> STATED EXERCISE
Write out the material exactly. Do not include the pictures.
_ _ _ _ _
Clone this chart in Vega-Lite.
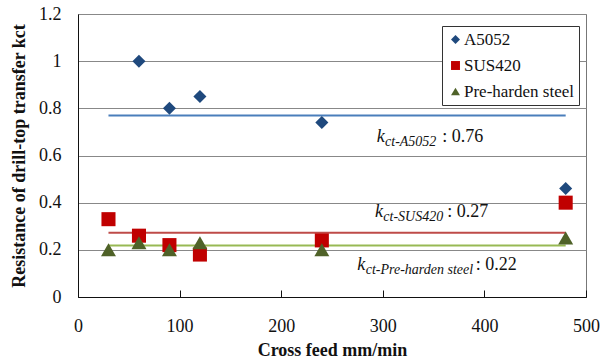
{
  "$schema": "https://vega.github.io/schema/vega-lite/v6.json",
  "width": 508,
  "height": 283,
  "autosize": {"type": "none"},
  "padding": {"left": 78, "top": 14, "right": 16, "bottom": 66},
  "background": "white",
  "config": {
    "font": "Liberation Serif",
    "view": {"stroke": "#777", "strokeWidth": 1},
    "axis": {
      "labelFont": "Liberation Serif",
      "labelFontSize": 18,
      "labelColor": "#111",
      "titleFont": "Liberation Serif",
      "titleFontSize": 18,
      "titleFontWeight": "bold",
      "titleColor": "#111",
      "domainColor": "#111",
      "domainWidth": 1,
      "gridColor": "#888",
      "gridWidth": 1,
      "tickColor": "#111"
    },
    "legend": {
      "labelFont": "Liberation Serif",
      "labelFontSize": 17,
      "labelColor": "#111",
      "symbolSize": 80,
      "strokeColor": "#333",
      "fillColor": "white",
      "padding": 5,
      "rowPadding": 8,
      "labelOffset": 0
    }
  },
  "datasets": {
    "points": [
      {"series": "A5052", "feed": 60, "k": 1.0},
      {"series": "A5052", "feed": 90, "k": 0.8},
      {"series": "A5052", "feed": 120, "k": 0.85},
      {"series": "A5052", "feed": 240, "k": 0.74},
      {"series": "A5052", "feed": 480, "k": 0.46},
      {"series": "SUS420", "feed": 30, "k": 0.33},
      {"series": "SUS420", "feed": 60, "k": 0.26},
      {"series": "SUS420", "feed": 90, "k": 0.22},
      {"series": "SUS420", "feed": 120, "k": 0.18},
      {"series": "SUS420", "feed": 240, "k": 0.24},
      {"series": "SUS420", "feed": 480, "k": 0.4},
      {"series": "Pre-harden steel", "feed": 30, "k": 0.2},
      {"series": "Pre-harden steel", "feed": 60, "k": 0.23},
      {"series": "Pre-harden steel", "feed": 90, "k": 0.2},
      {"series": "Pre-harden steel", "feed": 120, "k": 0.23},
      {"series": "Pre-harden steel", "feed": 240, "k": 0.2},
      {"series": "Pre-harden steel", "feed": 480, "k": 0.25}
    ],
    "means": [
      {"series": "A5052", "from": 30, "to": 480, "k": 0.77},
      {"series": "SUS420", "from": 30, "to": 480, "k": 0.272},
      {"series": "Pre-harden steel", "from": 30, "to": 480, "k": 0.218}
    ],
    "notes": [
      {"piece": "k", "text": "k", "feed": 294.0, "k": 0.659},
      {"piece": "sub", "text": "ct-A5052", "feed": 302.2, "k": 0.642},
      {"piece": "val", "text": ": 0.76", "feed": 398.9, "k": 0.659},
      {"piece": "k", "text": "k", "feed": 292.3, "k": 0.339},
      {"piece": "sub", "text": "ct-SUS420", "feed": 300.5, "k": 0.322},
      {"piece": "val", "text": ": 0.27", "feed": 403.8, "k": 0.339},
      {"piece": "k", "text": "k", "feed": 274.9, "k": 0.1145},
      {"piece": "sub", "text": "ct-Pre-harden steel", "feed": 283.2, "k": 0.0975},
      {"piece": "val", "text": ": 0.22", "feed": 431.8, "k": 0.1145}
    ]
  },
  "layer": [
    {
      "data": {"name": "means"},
      "mark": {"type": "rule", "strokeWidth": 2},
      "encoding": {
        "x": {
          "field": "from", "type": "quantitative",
          "scale": {"domain": [0, 500], "nice": false},
          "axis": {
            "values": [0, 100, 200, 300, 400, 500],
            "title": "Cross feed mm/min",
            "labelFont": "Liberation Serif",
            "ticks": true,
            "tickSize": -7,
            "tickWidth": 1,
            "labelPadding": 27,
            "titlePadding": 6,
            "grid": false,
            "labelFlush": false
          }
        },
        "x2": {"field": "to"},
        "y": {
          "field": "k", "type": "quantitative",
          "scale": {"domain": [0, 1.2], "nice": false},
          "axis": {
            "values": [0, 0.2, 0.4, 0.6, 0.8, 1.0, 1.2],
            "format": "~g",
            "labelFont": "Liberation Serif",
            "title": "Resistance of drill-top transfer  kct",
            "ticks": false,
            "labelPadding": 17,
            "titlePadding": 10,
            "grid": true
          }
        },
        "stroke": {
          "field": "series", "type": "nominal",
          "scale": {"domain": ["Pre-harden steel", "SUS420", "A5052"], "range": ["#98B954", "#BE4B48", "#4A7EBB"]},
          "legend": null
        }
      }
    },
    {
      "data": {"name": "points"},
      "mark": {"type": "point", "filled": true, "opacity": 1},
      "encoding": {
        "x": {"field": "feed", "type": "quantitative"},
        "y": {"field": "k", "type": "quantitative"},
        "color": {
          "field": "series", "type": "nominal",
          "scale": {"domain": ["A5052", "SUS420", "Pre-harden steel"], "range": ["#1F497D", "#C00000", "#4F6228"]},
          "legend": {"title": null, "orient": "none", "legendX": 364, "legendY": 12}
        },
        "shape": {
          "field": "series", "type": "nominal",
          "scale": {"domain": ["A5052", "SUS420", "Pre-harden steel"], "range": ["diamond", "square", "triangle-up"]},
          "legend": {"title": null, "orient": "none", "legendX": 364, "legendY": 12}
        },
        "size": {
          "field": "series", "type": "nominal",
          "scale": {"domain": ["Pre-harden steel", "SUS420", "A5052"], "range": [225, 170, 165]},
          "legend": null
        }
      }
    },
    {
      "data": {"name": "notes"},
      "transform": [{"filter": "datum.piece === 'k'"}],
      "mark": {"type": "text", "align": "left", "baseline": "alphabetic", "font": "Liberation Serif", "fontStyle": "italic", "fontSize": 18, "color": "#111"},
      "encoding": {
        "x": {"field": "feed", "type": "quantitative"},
        "y": {"field": "k", "type": "quantitative"},
        "text": {"field": "text"}
      }
    },
    {
      "data": {"name": "notes"},
      "transform": [{"filter": "datum.piece === 'sub'"}],
      "mark": {"type": "text", "align": "left", "baseline": "alphabetic", "font": "Liberation Serif", "fontStyle": "italic", "fontSize": 14, "color": "#111"},
      "encoding": {
        "x": {"field": "feed", "type": "quantitative"},
        "y": {"field": "k", "type": "quantitative"},
        "text": {"field": "text"}
      }
    },
    {
      "data": {"name": "notes"},
      "transform": [{"filter": "datum.piece === 'val'"}],
      "mark": {"type": "text", "align": "right", "baseline": "alphabetic", "font": "Liberation Serif", "fontSize": 18, "color": "#111"},
      "encoding": {
        "x": {"field": "feed", "type": "quantitative"},
        "y": {"field": "k", "type": "quantitative"},
        "text": {"field": "text"}
      }
    }
  ]
}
_ _ _ _ _
> COMPLETE ANSWER
Clone this chart in Vega-Lite.
{
  "$schema": "https://vega.github.io/schema/vega-lite/v6.json",
  "width": 508,
  "height": 283,
  "autosize": {"type": "none"},
  "padding": {"left": 78, "top": 14, "right": 16, "bottom": 66},
  "background": "white",
  "config": {
    "font": "Liberation Serif",
    "view": {"stroke": "#777", "strokeWidth": 1},
    "axis": {
      "labelFont": "Liberation Serif",
      "labelFontSize": 18,
      "labelColor": "#111",
      "titleFont": "Liberation Serif",
      "titleFontSize": 18,
      "titleFontWeight": "bold",
      "titleColor": "#111",
      "domainColor": "#111",
      "domainWidth": 1,
      "gridColor": "#888",
      "gridWidth": 1,
      "tickColor": "#111"
    },
    "legend": {
      "labelFont": "Liberation Serif",
      "labelFontSize": 17,
      "labelColor": "#111",
      "symbolSize": 80,
      "strokeColor": "#333",
      "fillColor": "white",
      "padding": 5,
      "rowPadding": 8,
      "labelOffset": 0
    }
  },
  "datasets": {
    "points": [
      {"series": "A5052", "feed": 60, "k": 1.0},
      {"series": "A5052", "feed": 90, "k": 0.8},
      {"series": "A5052", "feed": 120, "k": 0.85},
      {"series": "A5052", "feed": 240, "k": 0.74},
      {"series": "A5052", "feed": 480, "k": 0.46},
      {"series": "SUS420", "feed": 30, "k": 0.33},
      {"series": "SUS420", "feed": 60, "k": 0.26},
      {"series": "SUS420", "feed": 90, "k": 0.22},
      {"series": "SUS420", "feed": 120, "k": 0.18},
      {"series": "SUS420", "feed": 240, "k": 0.24},
      {"series": "SUS420", "feed": 480, "k": 0.4},
      {"series": "Pre-harden steel", "feed": 30, "k": 0.2},
      {"series": "Pre-harden steel", "feed": 60, "k": 0.23},
      {"series": "Pre-harden steel", "feed": 90, "k": 0.2},
      {"series": "Pre-harden steel", "feed": 120, "k": 0.23},
      {"series": "Pre-harden steel", "feed": 240, "k": 0.2},
      {"series": "Pre-harden steel", "feed": 480, "k": 0.25}
    ],
    "means": [
      {"series": "A5052", "from": 30, "to": 480, "k": 0.77},
      {"series": "SUS420", "from": 30, "to": 480, "k": 0.272},
      {"series": "Pre-harden steel", "from": 30, "to": 480, "k": 0.218}
    ],
    "notes": [
      {"piece": "k", "text": "k", "feed": 294.0, "k": 0.659},
      {"piece": "sub", "text": "ct-A5052", "feed": 302.2, "k": 0.642},
      {"piece": "val", "text": ": 0.76", "feed": 398.9, "k": 0.659},
      {"piece": "k", "text": "k", "feed": 292.3, "k": 0.339},
      {"piece": "sub", "text": "ct-SUS420", "feed": 300.5, "k": 0.322},
      {"piece": "val", "text": ": 0.27", "feed": 403.8, "k": 0.339},
      {"piece": "k", "text": "k", "feed": 274.9, "k": 0.1145},
      {"piece": "sub", "text": "ct-Pre-harden steel", "feed": 283.2, "k": 0.0975},
      {"piece": "val", "text": ": 0.22", "feed": 431.8, "k": 0.1145}
    ]
  },
  "layer": [
    {
      "data": {"name": "means"},
      "mark": {"type": "rule", "strokeWidth": 2},
      "encoding": {
        "x": {
          "field": "from", "type": "quantitative",
          "scale": {"domain": [0, 500], "nice": false},
          "axis": {
            "values": [0, 100, 200, 300, 400, 500],
            "title": "Cross feed mm/min",
            "labelFont": "Liberation Serif",
            "ticks": true,
            "tickSize": -7,
            "tickWidth": 1,
            "labelPadding": 27,
            "titlePadding": 6,
            "grid": false,
            "labelFlush": false
          }
        },
        "x2": {"field": "to"},
        "y": {
          "field": "k", "type": "quantitative",
          "scale": {"domain": [0, 1.2], "nice": false},
          "axis": {
            "values": [0, 0.2, 0.4, 0.6, 0.8, 1.0, 1.2],
            "format": "~g",
            "labelFont": "Liberation Serif",
            "title": "Resistance of drill-top transfer  kct",
            "ticks": false,
            "labelPadding": 17,
            "titlePadding": 10,
            "grid": true
          }
        },
        "stroke": {
          "field": "series", "type": "nominal",
          "scale": {"domain": ["Pre-harden steel", "SUS420", "A5052"], "range": ["#98B954", "#BE4B48", "#4A7EBB"]},
          "legend": null
        }
      }
    },
    {
      "data": {"name": "points"},
      "mark": {"type": "point", "filled": true, "opacity": 1},
      "encoding": {
        "x": {"field": "feed", "type": "quantitative"},
        "y": {"field": "k", "type": "quantitative"},
        "color": {
          "field": "series", "type": "nominal",
          "scale": {"domain": ["A5052", "SUS420", "Pre-harden steel"], "range": ["#1F497D", "#C00000", "#4F6228"]},
          "legend": {"title": null, "orient": "none", "legendX": 364, "legendY": 12}
        },
        "shape": {
          "field": "series", "type": "nominal",
          "scale": {"domain": ["A5052", "SUS420", "Pre-harden steel"], "range": ["diamond", "square", "triangle-up"]},
          "legend": {"title": null, "orient": "none", "legendX": 364, "legendY": 12}
        },
        "size": {
          "field": "series", "type": "nominal",
          "scale": {"domain": ["Pre-harden steel", "SUS420", "A5052"], "range": [225, 170, 165]},
          "legend": null
        }
      }
    },
    {
      "data": {"name": "notes"},
      "transform": [{"filter": "datum.piece === 'k'"}],
      "mark": {"type": "text", "align": "left", "baseline": "alphabetic", "font": "Liberation Serif", "fontStyle": "italic", "fontSize": 18, "color": "#111"},
      "encoding": {
        "x": {"field": "feed", "type": "quantitative"},
        "y": {"field": "k", "type": "quantitative"},
        "text": {"field": "text"}
      }
    },
    {
      "data": {"name": "notes"},
      "transform": [{"filter": "datum.piece === 'sub'"}],
      "mark": {"type": "text", "align": "left", "baseline": "alphabetic", "font": "Liberation Serif", "fontStyle": "italic", "fontSize": 14, "color": "#111"},
      "encoding": {
        "x": {"field": "feed", "type": "quantitative"},
        "y": {"field": "k", "type": "quantitative"},
        "text": {"field": "text"}
      }
    },
    {
      "data": {"name": "notes"},
      "transform": [{"filter": "datum.piece === 'val'"}],
      "mark": {"type": "text", "align": "right", "baseline": "alphabetic", "font": "Liberation Serif", "fontSize": 18, "color": "#111"},
      "encoding": {
        "x": {"field": "feed", "type": "quantitative"},
        "y": {"field": "k", "type": "quantitative"},
        "text": {"field": "text"}
      }
    }
  ]
}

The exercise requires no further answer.